Paulo Rená acrescenta que a terceirização atinge diretamente a vida do trabalhador rural, uma vez que dá uma maior base de segurança para as empresas que contratam e distribuem esses trabalhadores à medida que tira a segurança dos próprios camponeses. “Se pensarmos na terceirização dos serviços prestados pelos próprios trabalhadores responsáveis, por exemplo, pelo plantio e pela colheita de cana de açúcar. Se uma empresa violar os direitos trabalhistas, essas pessoas vão ter que discutir os seus direitos ao mesmo tempo em que vão ter que continuar trabalhando para outra empresa semelhante”, disse.
Piora
Na opinião do vice presidente da Associação Nacional dos Magistrados da Justiça do Trabalho (Anamatra), Guilherme Feliciano, a PEC caminha no sentido de dificultar que alguns desses trabalhadores passem a recolher contribuições sociais sobre o salário mínimo mensal. Para ele, isso piora a condição atual, pois o agricultor que vive da venda de seus produtos terá mais dificuldade para recolher a sua contribuição para a previdência. “E se ele por acaso não fizer esse recolhimento, ele tem a previdência com alguns benefícios reduzidos”, disse.

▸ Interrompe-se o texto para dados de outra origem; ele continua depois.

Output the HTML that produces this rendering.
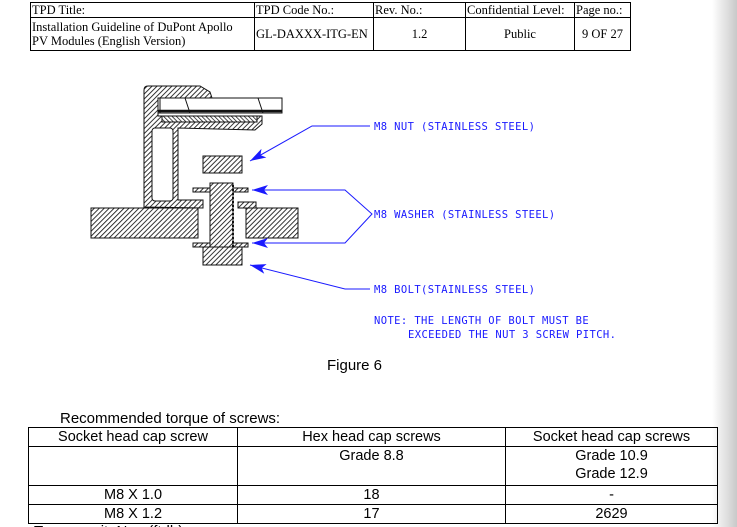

“Nos sensibilizamos por isso”, diz Temer
O governo defendeu, em publicação no Blog do Planalto, que as adequações na Reforma da Previdência a partir das discussões no Congresso Nacional vão proteger categorias como a dos trabalhadores rurais. “A questão do trabalhador rural, eu recebi muitas observações ao longo do tempo, e nos sensibilizamos por isso. De igual maneira no benefício de proteção continuada, por exemplo, a questão dos deficientes. (…) Então, eu autorizei o nosso relator a fazer as negociações que fossem necessárias”, afirmou o presidente.